St Kitts-Nevis sugar fund CEO fired

BASSETERRE, St Kitts — The chief executive officer at the St Kitts and Nevis Sugar Industry Diversification Foundation (SIDF), Terrance Crossman, has been terminated. Crossman was handed a termination letter on Friday. The reasons for his dismissal are unclear.

The dismissal comes days after Prime Minister Dr Timothy Harris indicated during his most recent press conference that ongoing investigations into the foundation were just about completed and the SIDF will soon be brought under Parliamentary scrutiny, as promised by his Team Unity administration prior to the 2015 elections.

“The legislative framework being pursued by two QCs in our country is substantially complete, last I inquired they should be submitting it to us by next week. However they advised that it would be helpful to get the final report to see how that can be tweaked in light of any issues that may be pertinent to the new governance agenda. The commitments which we made in the manifesto to greater transparency would certainly be embedded in the next legislative creation that we would bring in relation to the SIDF and it may be called another name so that we distance ourselves from that grievance and abomination it turned out to be,” Harris said.

The SIDF and its operations have come under heavy criticisms over the years over its lack of transparency and accountability. It was sharply criticized also for the fact that it operates as a private entity with funds generated from the sale of citizenships — a national commodity and privilege

“We will not recoil from any of the commitments which we made with respect to the SIDF, that there must be public accountability, there must be regular reports being submitted to the parliament so that the people of the country can know more and become a part of what is happening with their patrimony,” Harris added.

He indicated at the most recent press conference that the SIDF investigation was virtually complete except for necessary consideration and review by cabinet.
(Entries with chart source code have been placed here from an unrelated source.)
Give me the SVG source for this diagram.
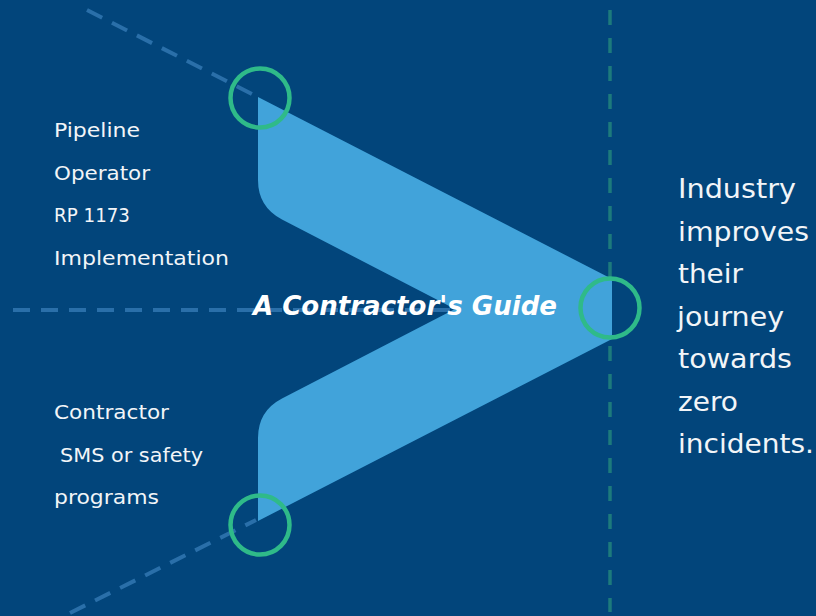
<svg xmlns="http://www.w3.org/2000/svg" width="816" height="616" viewBox="0 0 816 616">
<style>
.bg{fill:#02457B}
.chev{fill:#41A3DA}
.dash{fill:none;stroke:#2A6FA9;stroke-width:4;stroke-dasharray:17 11}
.vdash{fill:none;stroke:#1D7A7C;stroke-width:3.5;stroke-dasharray:15 13}
.ring{fill:none;stroke:#2FBA89;stroke-width:4.5}
.lbl{font-family:"DejaVu Sans","Liberation Sans",sans-serif;font-size:20px;fill:#F2F5F8;font-weight:normal}
.rt{font-family:"DejaVu Sans","Liberation Sans",sans-serif;font-size:27px;fill:#F2F5F8}
.title{font-family:"DejaVu Sans","Liberation Sans",sans-serif;font-size:27px;font-weight:bold;font-style:italic;fill:#FFFFFF}
</style>
<rect class="bg" x="0" y="0" width="816" height="616"/>
<g id="connectors">
<line class="dash" x1="87" y1="10" x2="252" y2="94"/>
<line class="dash" x1="70" y1="613" x2="256" y2="520"/>
<line class="dash" x1="13" y1="310" x2="612" y2="310"/>
<line class="vdash" x1="610" y1="10" x2="610" y2="612"/>
</g>
<g id="chevron">
<path class="chev" d="M258,97 L612,279 L612,339 L258,521 L258,438 Q258,411 282,398.5 L455,309 L282,219.5 Q258,207 258,180 Z"/>
</g>
<g id="rings">
<circle class="ring" cx="260" cy="98" r="29.5"/>
<circle class="ring" cx="610" cy="308" r="29.5"/>
<circle class="ring" cx="260" cy="525" r="29.5"/>
</g>
<g id="node-operator">
<text class="lbl" x="54" y="137" textLength="86" lengthAdjust="spacingAndGlyphs">Pipeline</text>
<text class="lbl" x="54" y="180" textLength="96" lengthAdjust="spacingAndGlyphs">Operator</text>
<text class="lbl" x="54" y="222" textLength="76" lengthAdjust="spacingAndGlyphs">RP 1173</text>
<text class="lbl" x="54" y="265" textLength="175" lengthAdjust="spacingAndGlyphs">Implementation</text>
</g>
<g id="node-contractor">
<text class="lbl" x="54" y="419" textLength="115" lengthAdjust="spacingAndGlyphs">Contractor</text>
<text class="lbl" x="60" y="462" textLength="143" lengthAdjust="spacingAndGlyphs">SMS or safety</text>
<text class="lbl" x="54" y="504" textLength="105" lengthAdjust="spacingAndGlyphs">programs</text>
</g>
<g id="node-title">
<text class="title" x="253" y="315" textLength="304" lengthAdjust="spacingAndGlyphs">A Contractor's Guide</text>
</g>
<g id="node-outcome">
<text class="rt" x="678" y="198" textLength="118" lengthAdjust="spacingAndGlyphs">Industry</text>
<text class="rt" x="678" y="241" textLength="131" lengthAdjust="spacingAndGlyphs">improves</text>
<text class="rt" x="678" y="283" textLength="65" lengthAdjust="spacingAndGlyphs">their</text>
<text class="rt" x="677" y="326" textLength="107" lengthAdjust="spacingAndGlyphs">journey</text>
<text class="rt" x="678" y="368" textLength="114" lengthAdjust="spacingAndGlyphs">towards</text>
<text class="rt" x="678" y="411" textLength="60" lengthAdjust="spacingAndGlyphs">zero</text>
<text class="rt" x="678" y="453" textLength="136" lengthAdjust="spacingAndGlyphs">incidents.</text>
</g>
</svg>
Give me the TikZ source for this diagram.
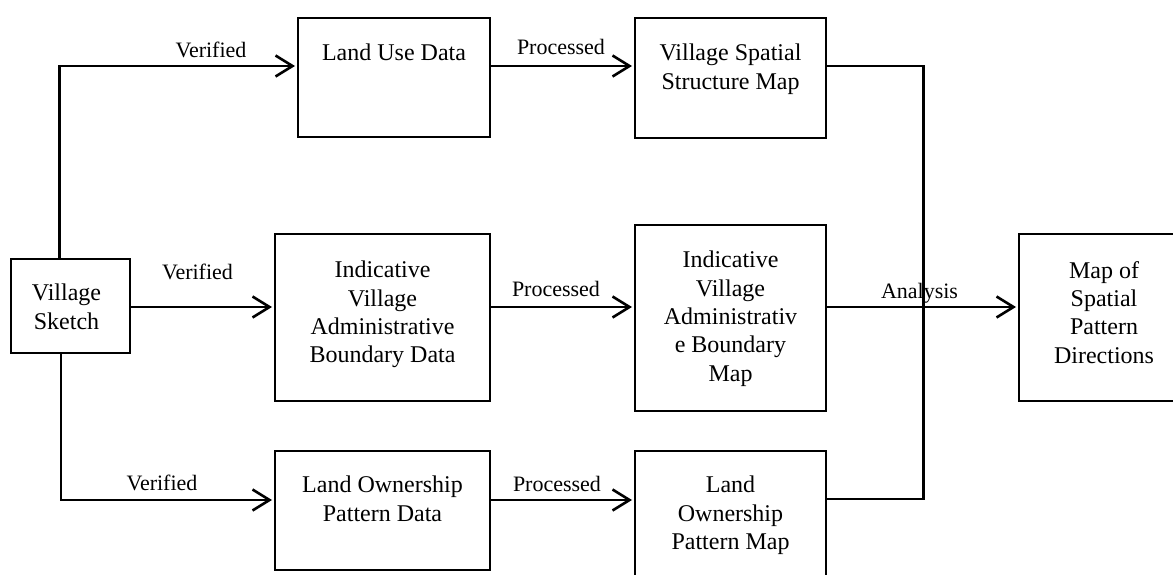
\documentclass[tikz,border=0pt]{standalone}
\usepackage{fontspec}
\setmainfont{Liberation Serif}
\usetikzlibrary{arrows.meta}
\begin{document}
\begin{tikzpicture}[x=1pt,y=-1pt,
  box/.style={draw,line width=2pt,rectangle,inner sep=0pt},
  txt/.style={align=center,inner sep=0pt,anchor=north,font=\fontsize{24}{28.3}\selectfont},
  lbl/.style={inner sep=0pt,anchor=base,font=\fontsize{22}{26}\selectfont},
  conn/.style={line width=2.6pt},
  arr/.style={conn,-{Straight Barb[length=17pt,width=21pt]},shorten >=2pt}]
\useasboundingbox (0,0) rectangle (1173,575);
\clip (0,0) rectangle (1173,575);
% boxes
\node[box,minimum width=119pt,minimum height=94pt] (vs) at (70.5,306) {};
\node[box,minimum width=192pt,minimum height=119pt] (lu) at (394,77.5) {};
\node[box,minimum width=191pt,minimum height=120pt] (vssm) at (730.5,78) {};
\node[box,minimum width=215pt,minimum height=167pt] (ivad) at (382.5,317.5) {};
\node[box,minimum width=191pt,minimum height=186pt] (ivab) at (730.5,318) {};
\node[box,minimum width=215pt,minimum height=119pt] (lopd) at (382.5,510.5) {};
\node[box,minimum width=191pt,minimum height=149pt] (lopm) at (730.5,525.5) {};
\node[box,minimum width=170pt,minimum height=167pt] (msp) at (1104,317.5) {};
% texts
\node[txt] (tvs) at ([xshift=-4pt,yshift=-26pt]vs.north) {Village\\Sketch};
\node[txt] (tlu) at ([yshift=-27pt]lu.north) {Land Use Data};
\node[txt] (tvssm) at ([yshift=-27pt]vssm.north) {Village Spatial\\Structure Map};
\node[txt] (tivad) at ([yshift=-28pt]ivad.north) {Indicative\\Village\\Administrative\\Boundary Data};
\node[txt] (tivab) at ([yshift=-27pt]ivab.north) {Indicative\\Village\\Administrativ\\e Boundary\\Map};
\node[txt] (tlopd) at ([yshift=-26pt]lopd.north) {Land Ownership\\Pattern Data};
\node[txt] (tlopm) at ([yshift=-26pt]lopm.north) {Land\\Ownership\\Pattern Map};
\node[txt] (tmsp) at ([yshift=-28pt]msp.north) {Map of\\Spatial\\Pattern\\Directions};
% helper coordinates
\coordinate (c1) at (59.5,66);
\coordinate (c2) at (70.5,307);
\coordinate (c3) at (61,500);
\coordinate (c4) at (923.3,66);
\coordinate (c5) at (923.3,499);
% connectors
\draw[arr] (vs.north -| c1) -- (c1) -- (lu.west |- c1);
\draw[arr] (lu.east |- c1) -- (vssm.west |- c1);
\draw[arr] (vs.east |- c2) -- (ivad.west |- c2);
\draw[arr] (ivad.east |- c2) -- (ivab.west |- c2);
\draw[arr] (vs.south -| c3) -- (c3) -- (lopd.west |- c3);
\draw[arr] (lopd.east |- c3) -- (lopm.west |- c3);
\draw[conn] (vssm.east |- c4) -- (c4) -- (c5) -- (lopm.east |- c5);
\draw[arr] (ivab.east |- c2) -- (msp.west |- c2);
% labels
\node[lbl] (l1) at (211,58) {Verified};
\node[lbl] (l2) at (197.5,279) {Verified};
\node[lbl] (l3) at (162,490) {Verified};
\node[lbl] (l4) at (561,55) {Processed};
\node[lbl] (l5) at (556,296) {Processed};
\node[lbl] (l6) at (557,491) {Processed};
\node[lbl] (l7) at (919.5,298) {Analysis};
\end{tikzpicture}
\end{document}
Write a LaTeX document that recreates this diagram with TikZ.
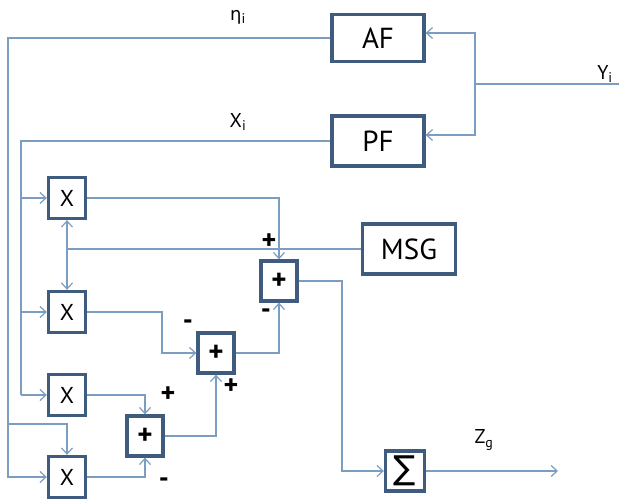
\documentclass[tikz,border=0pt]{standalone}
\usepackage{fontspec}
\setmainfont{PT Sans}
\newfontfamily\grk{DejaVu Sans}
\usetikzlibrary{arrows.meta}
\definecolor{boxc}{HTML}{3F5C7E}
\definecolor{linec}{HTML}{7B9DC2}
\begin{document}
\begin{tikzpicture}[x=1pt,y=-1pt,
  blk/.style={draw=boxc,line width=3.3pt,fill=white,inner sep=0pt,font=\fontsize{29}{31}\selectfont},
  mul/.style={draw=boxc,line width=3.3pt,fill=white,inner sep=0pt,minimum width=37pt,minimum height=41pt,font=\fontsize{23}{25}\selectfont},
  sumb/.style={draw=boxc,line width=3.3pt,fill=white,inner sep=0pt,minimum width=36pt,minimum height=40pt,font=\fontsize{29}{31}\selectfont\bfseries},
  conn/.style={draw=linec,line width=1.2pt},
  arr/.style={conn,-{Straight Barb[length=6pt,width=11pt,line width=1.2pt]}},
  lbl/.style={font=\fontsize{20}{22}\selectfont,inner sep=0pt},
  sgn/.style={font=\fontsize{28}{30}\selectfont\bfseries,inner sep=0pt}]
\useasboundingbox (0,0) rectangle (619,502);
% blocks
\node[blk,minimum width=92pt,minimum height=47pt] (AF) at (378,38) {AF};
\node[blk,minimum width=92pt,minimum height=50pt] (PF) at (378,141) {PF};
\node[blk,minimum width=93pt,minimum height=50pt] (MSG) at (409,249) {MSG};
\node[mul] (m1) at (67,198) {X};
\node[mul] (m2) at (67,312) {X};
\node[mul] (m3) at (67,395) {X};
\node[mul] (m4) at (67,477) {X};
\node[sumb] (s1) at (279,281) {+};
\node[sumb] (s2) at (216,353) {+};
\node[sumb] (s3) at (145,436) {+};
\node[sumb,minimum width=39pt,font={\grk\fontsize{33}{35}\selectfont}] (sg) at (405,471) {∑};
% input Y
\coordinate (yin) at (619,84);
\coordinate (yj) at (475,84);
\draw[conn] (yin) -- (yj);
\draw[arr] (yj) |- ([yshift=5pt]AF.east);
\draw[arr] (yj) |- ([yshift=6pt]PF.east);
% eta line
\coordinate (eL) at (8,38);
\coordinate (eb) at (8,424);
\draw[arr] (AF.west) -- (eL) |- (m4.west);
\draw[arr] (eb) -| (m4.north);
% X line
\coordinate (xL) at (21,141);
\coordinate (xB) at (21,395);
\draw[conn] (PF.west) -- (xL) -- (xB);
\draw[arr] (xB) -- (m3.west);
\draw[arr] (xL |- m1.west) -- (m1.west);
\draw[arr] (xL |- m2.west) -- (m2.west);
% MSG
\coordinate (mj) at (67,249);
\draw[conn] (MSG.west) -- (mj);
\draw[arr] (mj) -- (m1.south);
\draw[arr] (mj) -- (m2.north);
% adders
\draw[arr] (m1.east) -| (s1.north);
\coordinate (s1r) at (342,281);
\draw[arr] (s1.east) -- (s1r) |- (sg.west);
\coordinate (m2r) at (162,312);
\draw[arr] (m2.east) -- (m2r) |- (s2.west);
\draw[arr] (s2.east) -| (s1.south);
\draw[arr] (m3.east) -| (s3.north);
\draw[arr] (s3.east) -| (s2.south);
\draw[arr] (m4.east) -| (s3.south);
\coordinate (zout) at (558,471);
\draw[arr] (sg.east) -- (zout);
% labels
\node[lbl] (leta) at (238,17) {{\grk\fontsize{18}{20}\selectfont η}\textsubscript{i}};
\node[lbl] (lx) at (238,122) {X\textsubscript{i}};
\node[lbl] (ly) at (605,74) {Y\textsubscript{i}};
\node[lbl] (lz) at (484,440) {Z\textsubscript{g}};
\node[sgn] (p1) at (269,242) {+};
\node[sgn] (n1) at (266,314) {-};
\node[sgn] (n2) at (188,325) {-};
\node[sgn] (p2) at (231,387) {+};
\node[sgn] (p3) at (168,395) {+};
\node[sgn] (n3) at (164,483) {-};
\end{tikzpicture}
\end{document}
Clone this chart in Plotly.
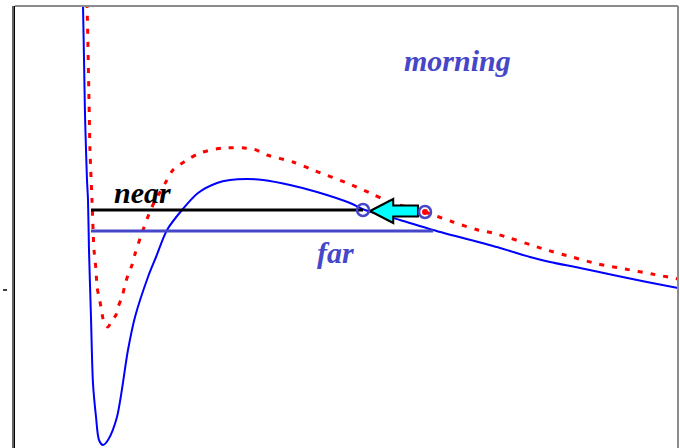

“What has happened is once you get in to the tangled web there’s a lot more work that needed to be done for them to bring the kind of assurances. We expect very shortly and before the budget presentation, to be able to make a statement to the country in relation to that. It is not unheard of either in relation to a regular audit that you can have delays more so for the investigative nature of this one because part of it is to go through a maze of documents, find them, verify them etc and there has been some element of a lack of cooperation from some of the entities involved and that of course led to some delays in the finalization of the report but the report is substantially complete,” Harris said.

“The absence of control at the SIDF was so bad that it was difficult for them to be able to move with the speed that had been anticipated and you add that to the fact that the SIDF had not produced audited financial statements for a significant period of time, the last one perhaps would have been 2013 that they had provided audited reports. You add that to the fact that you had entities such as the Kittitian Hill Belmont Resort whose report would impact upon the financial statement statements of SIDF and their accounting was not up to date in terms of auditing, so it is those complexities that has led to a prolonged engagement with respect to Ernst & Young presenting its report to us,” Harris concluded.

The controversial management of the SIDF by the former Denzil Douglas-led administration came in for some unpleasant findings following a preliminary review in May by multinational firm Ernst & Young.

Speaking at a monthly press conference held in May 2015, Harris said that the review of the SIDF operations over the period 2010-2014, which he announced on March 15, had revealed some troubling initial findings.

“The review has revealed that the SIDF was operated in a manner unbecoming of a multi-million dollar entity. The board of councilors and senior management operated with scant regard for proper procedures and best practices expected of those with fiduciary responsibilities,” Harris said.

The SIDF was touted by former PM and now leader of the opposition, Dr Denzil Douglas, as a private foundation outside the ambit of government oversight. Under the Douglas administration the fund amassed hundreds of millions of dollars from the sale of St Kitts-Nevis citizenship for up to US$400,000 cash per citizenship.

The SIDF was founded in September 2006 by the National Bank Trust Company, which is a subsidiary of the St Kitts Nevis Anguilla National Bank, a public limited company with the majority shareholder being the federal government of St Kitts and Nevis.